微型语言模型实现即时响应

摘要

针对智能手表、智能眼镜等边缘设备因算力与功耗限制难以持续运行百兆至十亿参数级语言模型，而云端推理又因数秒延迟破坏交互响应性的问题，我们提出微型语言模型（μLM）解决方案。这种超紧凑模型（8M-30M参数）可在设备端即时生成基于上下文的4-8词响应首段，由云端模型完成后续内容，从而有效掩盖云端延迟。实验表明，在此极端规模下仍能保持实用语言生成能力，我们的模型性能可媲美多个70M-256M参数级别的现有模型。通过将云端模型重新定义为续写者而非响应者，我们设计了协同生成框架：实现句子中段的无缝交接，并采用三种纠错机制在本地开场生成出错时实现结构化优雅恢复。实证结果显示，μLM能够启动由大模型无缝接续的响应，证明数量级不对称的协同生成具有可行性，为极度资源受限设备开启了实时AI交互新范式。模型检查点及演示见https://github.com/Sensente/micro_language_model_swen_project。

English

Edge devices such as smartwatches and smart glasses cannot continuously run even the smallest 100M-1B parameter language models due to power and compute constraints, yet cloud inference introduces multi-second latencies that break the illusion of a responsive assistant. We introduce micro language models (μLMs): ultra-compact models (8M-30M parameters) that instantly generate the first 4-8 words of a contextually grounded response on-device, while a cloud model completes it; thus, masking the cloud latency. We show that useful language generation survives at this extreme scale with our models matching several 70M-256M-class existing models.

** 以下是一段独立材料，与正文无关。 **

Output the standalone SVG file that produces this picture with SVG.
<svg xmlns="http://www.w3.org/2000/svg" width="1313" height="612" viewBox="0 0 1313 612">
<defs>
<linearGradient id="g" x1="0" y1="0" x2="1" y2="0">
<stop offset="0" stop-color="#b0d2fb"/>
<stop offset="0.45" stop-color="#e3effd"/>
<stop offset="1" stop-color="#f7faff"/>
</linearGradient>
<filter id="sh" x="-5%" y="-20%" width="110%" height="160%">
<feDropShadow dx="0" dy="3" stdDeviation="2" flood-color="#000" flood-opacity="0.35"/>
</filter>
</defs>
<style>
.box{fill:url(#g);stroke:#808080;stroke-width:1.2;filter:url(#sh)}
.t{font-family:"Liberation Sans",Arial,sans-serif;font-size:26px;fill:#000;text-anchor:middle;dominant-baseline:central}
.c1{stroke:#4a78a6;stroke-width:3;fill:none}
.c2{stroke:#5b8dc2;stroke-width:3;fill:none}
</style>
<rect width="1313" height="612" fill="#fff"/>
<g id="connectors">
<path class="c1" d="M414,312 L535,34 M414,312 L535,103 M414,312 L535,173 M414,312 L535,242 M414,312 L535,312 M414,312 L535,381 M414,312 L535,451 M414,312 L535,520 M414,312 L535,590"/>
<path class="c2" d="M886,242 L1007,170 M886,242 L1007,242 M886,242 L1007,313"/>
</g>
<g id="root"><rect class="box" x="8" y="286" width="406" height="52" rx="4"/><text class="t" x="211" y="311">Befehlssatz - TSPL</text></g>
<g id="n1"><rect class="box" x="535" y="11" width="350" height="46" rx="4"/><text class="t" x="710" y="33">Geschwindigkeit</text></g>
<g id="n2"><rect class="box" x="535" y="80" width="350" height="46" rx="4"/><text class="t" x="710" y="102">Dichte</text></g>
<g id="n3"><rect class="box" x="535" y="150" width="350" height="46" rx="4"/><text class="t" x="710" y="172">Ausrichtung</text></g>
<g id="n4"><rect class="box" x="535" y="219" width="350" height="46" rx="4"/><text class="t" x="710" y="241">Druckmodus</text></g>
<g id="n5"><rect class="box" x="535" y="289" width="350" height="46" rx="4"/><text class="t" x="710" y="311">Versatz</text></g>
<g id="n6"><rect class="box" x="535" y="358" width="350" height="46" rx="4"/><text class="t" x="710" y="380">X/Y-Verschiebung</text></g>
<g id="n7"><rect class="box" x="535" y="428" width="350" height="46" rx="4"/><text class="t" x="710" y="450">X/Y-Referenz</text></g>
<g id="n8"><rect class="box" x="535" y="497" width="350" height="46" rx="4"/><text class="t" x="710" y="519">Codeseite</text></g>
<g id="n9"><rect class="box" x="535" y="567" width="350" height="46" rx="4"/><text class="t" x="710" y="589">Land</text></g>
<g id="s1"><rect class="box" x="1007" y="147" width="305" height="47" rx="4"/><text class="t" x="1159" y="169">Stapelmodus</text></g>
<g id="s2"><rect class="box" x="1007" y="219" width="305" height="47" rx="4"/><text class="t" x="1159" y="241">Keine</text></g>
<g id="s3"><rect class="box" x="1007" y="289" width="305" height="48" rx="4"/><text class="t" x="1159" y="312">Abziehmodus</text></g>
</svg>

We design a collaborative generation framework that reframes the cloud model as a continuator rather than a respondent, achieving seamless mid-sentence handoffs and structured graceful recovery via three error correction methods when the local opener goes wrong. Empirical results show that μLMs can initiate responses that larger models complete seamlessly, demonstrating that orders-of-magnitude asymmetric collaboration is achievable and unlocking responsive AI for extremely resource-constrained devices. The model checkpoint and demo are available at https://github.com/Sensente/micro_language_model_swen_project.